Ozanlar vardır, binlerce dize, yüzlerce şiir, onlarca kitap yayımlamışlar ama bazen bir tek şiirin duvarı altında kalmışlar. Fuat Edip Baksı bestesi dillerden düşmeyen “Bir Bahar Akşamı” ile yine uzun süren gazetecilik yaşamından sonra asıl mesleği sayılan tıp alanına yönelen Onur Şenli “Agora Meyhanesi” ile ünlenmişlerdir. Bestelenen bu şiirler, Baksı ile Şenli’nin diğer güzel şiirlerinin daha bir gür yaşamasına olanak vermemişlerdir...”
“Sana bu satırları/ Bir sonbahar gecesinin/ felç olmuş köşesinden yazıyorum” dizeleri ile başlayan, “Burası Agora Meyhanesi/ Burada yaşanır aşkların/ en madarası/ ve en şahanesi” diye süren bölümün bestelenmesi ile ülkenin dört bir yanında ünlenen, “Burası Agora Meyhanesi/ bir tek iyiliğin tüm/ kötülüklere/ meydan okuduğu yer/ Burası Agora Meyhanesi/ Burası kan tüküren/ mesut insanların dünyası” dizeleri ile sona eren Agora Meyhanesi. Onur Şenli’den seçerek vermesini dilediğimiz şiirler arasında yoktu.
Hiç olmazsa bilinen gerçeği aşmak ve Onur Şenli’nin ozanlığını “Agora Meyhanesi” dışında anlatmak farz olmuştur. İnsan düşüncesinin, yaratıcı gücünün estetik bir biçimde en yoğun yaratmalarından biridir şiir. Toplumsallık, yaratıcılık ve estetik gerektiren şiirin boyutları, genişliği, derinliği vardır. Ve bunlar Şenli’de vardır.
Sancısu’da çağın sanatçısı için gerekli şeyleri yapar Onur Şenli, boyutlu şiiri ile yaşama sevincini, öz ve biçim bütünselliğinde kaynaştırarak, yalın, yapmacıksız söz dizme sanatının ustalığını gösterir.
“duydum tüm kadroları iptal artık/ gardiyanların/ işte bundan basıyorum tetiğine şiirin/ ve iç sayfalarda tek sütundur bu haber”
Onur Şenli “İhanet Sevginin İntiharıdır” adlı şiirinde, yüreğini kanatmış gerçekler karşısında bile açıkça, fütursuzca, erkekçe, mertçe konuşur, estetik, tertip ve bileşimleri yaratarak...

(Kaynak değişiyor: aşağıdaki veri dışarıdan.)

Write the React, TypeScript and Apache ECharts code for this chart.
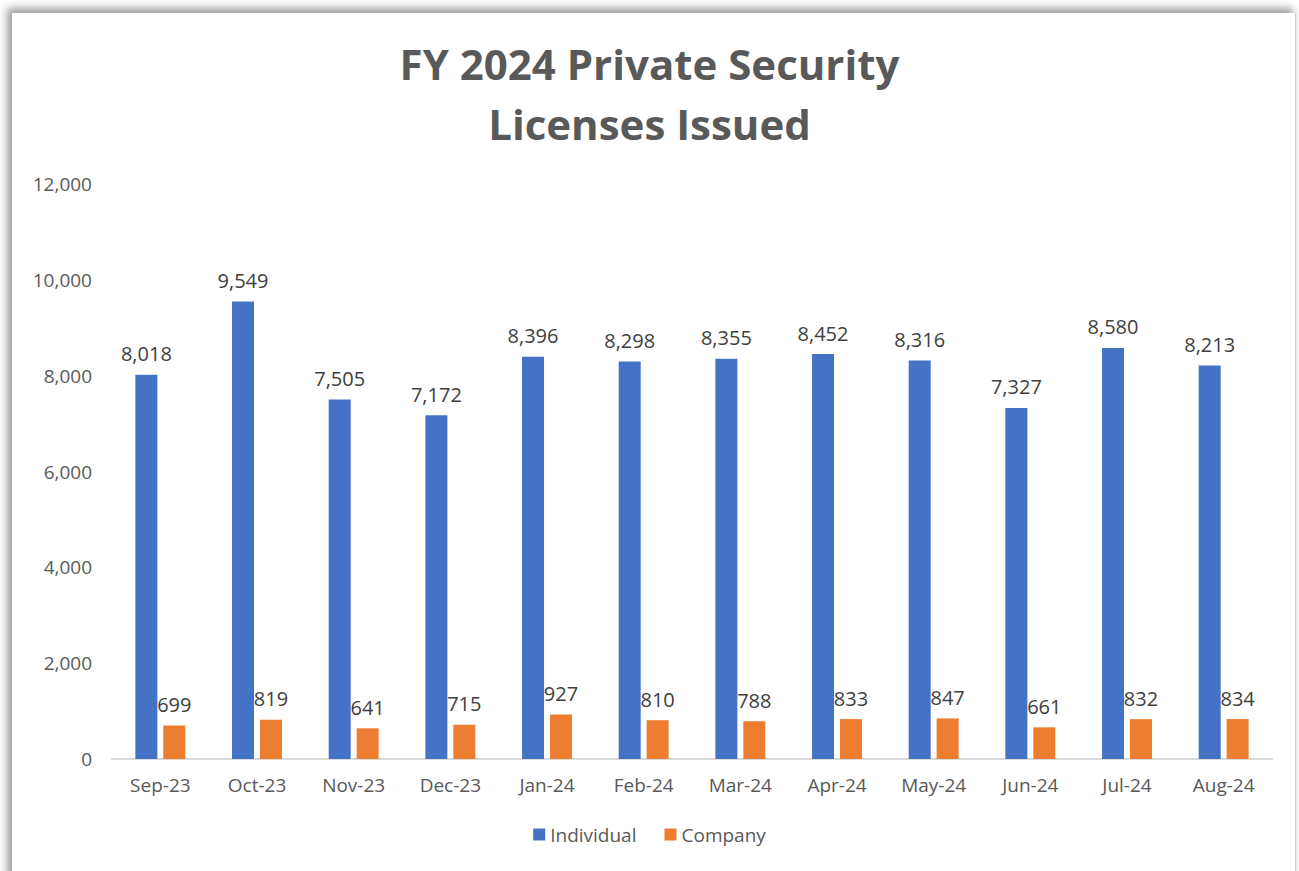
import React, { useEffect, useRef } from "react";
import * as echarts from "echarts";

const categories = ["Sep-23", "Oct-23", "Nov-23", "Dec-23", "Jan-24", "Feb-24", "Mar-24", "Apr-24", "May-24", "Jun-24", "Jul-24", "Aug-24"];
const individual = [8018, 9549, 7505, 7172, 8396, 8298, 8355, 8452, 8316, 7327, 8580, 8213];
const company = [699, 819, 641, 715, 927, 810, 788, 833, 847, 661, 832, 834];
const titleLines = ["FY 2024 Private Security", "Licenses Issued"];

const FONT = "'Open Sans', 'Noto Sans', sans-serif";

export default function App() {
  const ref = useRef<HTMLDivElement>(null);
  useEffect(() => {
    if (!ref.current) return;
    const chart = echarts.init(ref.current, null, { renderer: "svg" });
    const fmt = (v: number) => v.toLocaleString("en-US");
    chart.setOption({
      animation: false,
      textStyle: { fontFamily: FONT },
      title: {
        text: titleLines.join("\n"),
        left: "center",
        top: 28,
        textStyle: { fontFamily: FONT, fontSize: 42, fontWeight: "bold", color: "#595959", lineHeight: 60 },
      },
      grid: { left: 112, right: 27, top: 184, bottom: 112, containLabel: false },
      legend: {
        bottom: 22,
        left: "center",
        itemWidth: 12,
        itemHeight: 12,
        itemGap: 28,
        icon: "rect",
        textStyle: { fontFamily: FONT, fontSize: 19, color: "#595959" },
        data: ["Individual", "Company"],
      },
      xAxis: {
        type: "category",
        data: categories,
        axisLine: { lineStyle: { color: "#d9d9d9", width: 2 } },
        axisTick: { show: false },
        axisLabel: { fontFamily: FONT, fontSize: 19, color: "#595959", margin: 16 },
      },
      yAxis: {
        type: "value",
        min: 0,
        max: 12000,
        interval: 2000,
        splitLine: { show: false },
        axisLine: { show: false },
        axisTick: { show: false },
        axisLabel: { fontFamily: FONT, fontSize: 19, color: "#595959", margin: 20, formatter: (v: number) => fmt(v) },
      },
      series: [
        {
          name: "Individual",
          type: "bar",
          data: individual,
          barWidth: 22,
          barGap: "27%",
          itemStyle: { color: "#4472c4" },
          label: { show: true, position: "top", distance: 11, fontFamily: FONT, fontSize: 20, color: "#404040", formatter: (p: any) => fmt(p.value) },
        },
        {
          name: "Company",
          type: "bar",
          data: company,
          barWidth: 22,
          itemStyle: { color: "#ed7d31" },
          label: { show: true, position: "top", distance: 11, fontFamily: FONT, fontSize: 20, color: "#404040", formatter: (p: any) => fmt(p.value) },
        },
      ],
    });
    return () => chart.dispose();
  }, []);
  return (
    <div style={{ position: "fixed", left: 0, top: 0, width: 1299, height: 871, background: "#fff", overflow: "hidden" }}>
      <div
        style={{
          position: "absolute",
          left: 12,
          top: 13,
          width: 1283,
          height: 880,
          background: "#fff",
          boxShadow: "-4px -4px 8px 1px rgba(0,0,0,0.38)",
          borderRight: "1px solid #cfcfcf",
        }}
      />
      <div ref={ref} style={{ position: "absolute", left: 0, top: 0, width: 1299, height: 871 }} />
    </div>
  );
}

“Bu ayrılığın acısına/ ben değil/ ancak şiir dayanır/ sana dayanıklı şiirler yazmalıyım/ bu ihanetin acısına/ ben değil/ ancak şiir dayanır/ sana ihanet şiirleri yazmalıyım/ bu acının güzelliğine/ ancak ben dayanırım/ şiirler beni yazmalı/ Gökyüzü bıçak gibi/ severken seni/ ağlamak insan olmaktır biliyor musun?”, gürlemesine “De ki ismi yok bu şiirin”de imge yüklü yaratıcı ozan duyarlılığını “adliye koridorlarında kanı çekilmiş sorgu yargıçları” dizesiyle doruğa tırmandırır. Şiirin son dizeleri ile sevincini birey, insan, toplum, doğa sentezleri sonucu daha bir gür haykırır. “Vurgun yemiş bir yürekle yanından geçen şairin/ ey insanım bağışla beni/ serseri bir bulutun yağmura koşması gibi seviyorum seni.”
Gazeteci Onur Şenli, Doktor Onur Şenli... Ne ki, Onur Şenli için yaşamın akışı içinde “şairlik” en önemli meslek. Ve o hep şair Onur Şenli oldu.
Yaratma ve bileşim yetisi yüksek olan Onur Şenli söylediğini hem yüreğinden söylüyor hem aklından söylüyor. Soluklu. Dokunaklı. Duyuyor. Duyuruyor. Kelime işleyen, vezin işleyen bir sanatçılığın ötesinde bireysel, insancıl ve toplumsal yaratıcılıklarını estetik bir biçim ve düzen içinde vermesini biliyor.